VTOGC7050 - Property rental business: Tenants

The most common situation is where the freehold or leasehold owner or sells or assigns his interest in a property, which is currently let to tenants, and the benefit of the lease/leases to those tenants passes to the purchaser. There is no need for the whole property to be let out, the seller may occupy part of the premises himself or part may be vacant. The transfer of the building with the tenants is still a TOGC.

The important point above is that if there are tenants before and after the transaction this is a property letting business. The tenant’s status should be formalised in that there is a lease or agreement between landlord and tenant. This would be distinguished from an ‘informal’ arrangement where there is no such agreement or there is no business activity to transfer.

A building owner may sell his property with the benefit of tenants who under the terms of the contract, are enjoying an initial rent-free period. The seller has a tenant in place and therefore can be regarded as carrying on a property rental business which is thus capable of being transferred.

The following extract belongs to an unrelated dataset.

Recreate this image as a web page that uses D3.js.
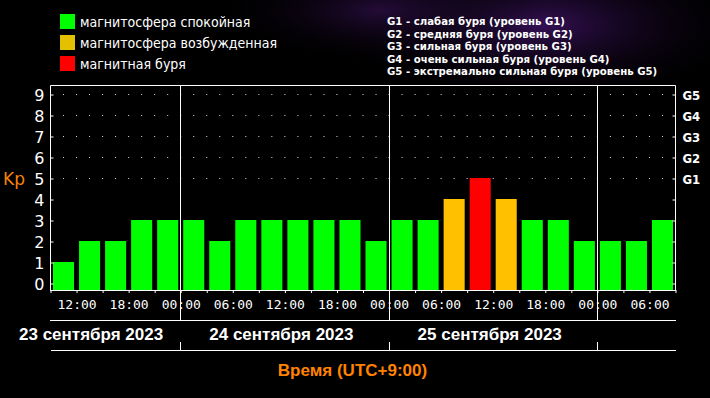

Once a lease has been granted to a tenant the business can be said to be in operation. Consequently where a formal lease has been granted to a tenant but he has not yet occupied the building, the sale of the freehold would still be the transfer of a property rental business and a TOGC for VAT purposes. Even where the tenants have not actually signed the lease, provided that there is a signed agreement for lease or a contract for a lease that is also transferred, the transfer could be a TOGC.

Where a property owner or developer allows someone to occupy a building on a temporary basis (without any right to occupy after any proposed sale) or the property is merely being actively marketed, then any transfer of the property is not covered by the TOGC provisions and is liable to tax in the normal way. This is because no rental property business has actually been carried on and there is therefore no business to be transferred.

If the freehold in a property is sold to the existing tenant, who currently rents the whole property, the transfer is not a TOGC. The tenant is not using the property to carry on the same property rental business. However, if the purchaser is only one of several existing tenants and the freehold is sold to him with the benefit of the other tenants’ leases, a TOGC of a property rental business can be seen as taking place.

Where an investor in property who owns a number of let properties, sells one to another investor this is capable of being a TOGC of a property rental business. The single property being sold would have to be let or partly let.

If a number of properties are sold together as a single portfolio, this can be a single TOGC, even if not all the properties are let. The TOGC rules apply to the transfer of a business and not to an asset of that business.

The TOGC provisions apply equally to domestic as well as commercial property rental businesses. Whilst there is no tax due, it can be an advantage to the parties to treat the transaction as a TOGC in order that they may recover the input tax on costs subject to the normal partial exemption rules.